Editorial-El Español

Resulta muy elocuente la dimisión de Juan García-Gallardo de sus cargos de portavoz de Vox en Castilla y León y miembro de la dirección nacional, anunciada sorpresivamente este lunes.

Porque hasta ahora el goteo de abandonos de la formación ultraderechista podía explicarse como una limpieza ideológica debida a la radicalización del discurso de Vox, que dejó fuera a perfiles más liberales como Macarena OlonaIván Espinosa de los Monteros o Juan Luis Steegmann.

Pero Gallardo, lejos de mostrar discrepancias con la deriva de los de Abascal, pertenecía al ala dura del partido. No en vano, acredita un expediente nutrido de declaraciones y prácticas controvertidas que en muchos casos iban aún más lejos en su intransigencia conservadora que los de la línea oficial.

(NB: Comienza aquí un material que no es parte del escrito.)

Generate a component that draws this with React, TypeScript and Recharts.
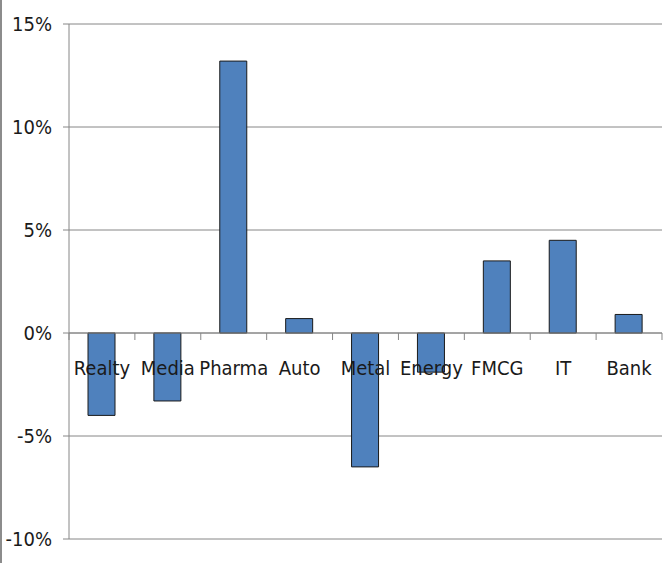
import { BarChart, Bar, XAxis, YAxis, CartesianGrid, ReferenceLine } from 'recharts';

const sectors = ['Realty', 'Media', 'Pharma', 'Auto', 'Metal', 'Energy', 'FMCG', 'IT', 'Bank'];
const returns = [-4.0, -3.3, 13.2, 0.7, -6.5, -1.9, 3.5, 4.5, 0.9];
const yTicks = [-10, -5, 0, 5, 10, 15];

const data = sectors.map((name, i) => ({ name, value: returns[i] }));

const W = 669;
const H = 563;
const M = { top: 24, right: 7, left: 0, bottom: 23 };
const X_H = 1;
const Y_MIN = yTicks[0];
const Y_MAX = yTicks[yTicks.length - 1];
const FONT = "'DejaVu Sans Condensed', 'DejaVu Sans', sans-serif";

// category labels sit on the zero line, like the Excel original
function CategoryTick(props: any) {
  const { x, y, payload, index } = props;
  const plotH = H - M.top - M.bottom - X_H;
  const zeroY = M.top + (plotH * Y_MAX) / (Y_MAX - Y_MIN);
  const bw = (W - 69 - M.right) / sectors.length;
  return (
    <g transform={`translate(${x},${zeroY})`}>
      <line x1={-bw / 2} x2={-bw / 2} y1={0} y2={7} stroke="#868686" />
      {index === sectors.length - 1 && <line x1={bw / 2} x2={bw / 2} y1={0} y2={7} stroke="#868686" />}
      <text x={0} y={42} textAnchor="middle" fill="#1a1a1a" fontSize={20} fontFamily={FONT} style={{ fontStretch: 'condensed' }}>
        {payload.value}
      </text>
    </g>
  );
}

export default function App() {
  return (
    <div style={{ position: 'fixed', left: 0, top: 0, width: W, height: H, background: '#fff' }}>
      <div style={{ position: 'absolute', left: 0, top: 0, width: 2, height: H, background: '#8c8c8c' }} />
      <BarChart width={W} height={H} data={data} margin={M}>
        <CartesianGrid vertical={false} stroke="#868686" strokeWidth={1} />
        <YAxis
          width={69}
          domain={[Y_MIN, Y_MAX]}
          ticks={yTicks}
          tickFormatter={(v: number) => `${v}%`}
          axisLine={{ stroke: '#868686' }}
          tickLine={{ stroke: '#868686' }}
          tickSize={6}
          tickMargin={11}
          tick={{ fill: '#1a1a1a', fontSize: 20, fontFamily: FONT, style: { fontStretch: 'condensed' } }}
        />
        <ReferenceLine y={0} stroke="#868686" />
        <Bar dataKey="value" fill="#4f81bd" stroke="#1a1a1a" strokeWidth={1} barSize={27} isAnimationActive={false} />
        <XAxis
          dataKey="name"
          height={X_H}
          axisLine={false}
          tickLine={false}
          tick={<CategoryTick />}
          interval={0}
        />
      </BarChart>
    </div>
  );
}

De hecho, quien fuera el primer cargo de Vox en entrar en un Ejecutivo, como vicepresidente de Castilla y León, no ha ocultado que su salida del Comité Ejecutivo Nacional se debe a discrepancias con la dirección de Bambú.

Ha acusado a la guardia pretoriana de Abascal de ir «ocupando más espacios en detrimento de los demás». Su denuncia de que «ha cambiado» la situación del partido como proyecto «ancho en el que cabían pluralidad de liderazgos y carismas» confirma que Vox es la más vertical y autoritaria de cuantas formaciones existen en el arco parlamentario español.

Gallardo ha querido enfatizar que su renuncia no debe leerse como un aval a la corriente crítica que cuestiona la bunkerización de Vox y su integración en la liga de la derecha europea más recalcitrantemente iliberal.

Pero es innegable que su dimisión se inscribe en la insatisfacción creciente con las decisiones cada vez más despóticas de una cúpula cada vez más reducida y cerrada en torno al líder absoluto, que ya lleva doce años al frente de la organización.

Decisiones como las de abandonar los gobiernos autonómicos de coalición con el PP motivada por el reparto de menas el pasado verano, que Gallardo no encajó bien, y que explica el comienzo de su distanciamiento con la directiva.

Tras la expulsión de todos sus nombres con peso (el último, el de Rocío Monasterio), y abortada la tentativa de renovación generacional que representaba Gallardo, Vox se ha quedado con Abascal como único referente. Una sangría doméstica que el partido intenta contrarrestar emparentándose con líderes ultraderechistas célebres de otras partes del mundo.

Lo singular del asunto es que, aun con este rosario de crisis y purgas, Vox no sólo no acusa desgaste en las encuestas, sino que los sondeos les otorgan más apoyos que nunca.

La explicación para este fenómeno es que Vox se alimenta de la bronca y se crece en la vocinglería. Y ello porque se trata de una oposición de cartón piedra, a la que no le interesa realmente gobernar, sino arrebatarle la hegemonía de la derecha al PP. Y por eso no pretende encarnar una alternativa edificante con un proyecto propositivo más allá de la pura inflamación retórica y la confrontación gratuita.

Es decir, una forma de hacer oposición que apuntala el marco de la crispación divisiva que Sánchez ha vuelto a alentar en el Congreso Federal del PSOE de Madrid este fin de semana.

La constatación de que Vox es el vigorizante de Sánchez ha hartado a Feijóo, que le ha dirigido a los de Abascal los reproches más gruesos que se le han escuchado hasta la fecha, calificándolos de «oposición de tumbona, de sarao y de dedito levantado».

El líder popular se ha defendido de las recriminaciones de Vox por haber apoyado el decreto ómnibus de Sánchez acusando al partido radical de practicar «política barata» que «en nada sirve a los españoles». Y lo cierto es que no le falta razón al lamentar que el objetivo de Vox «no parece ser cambiar nada, sino reforzar su permanencia en la oposición».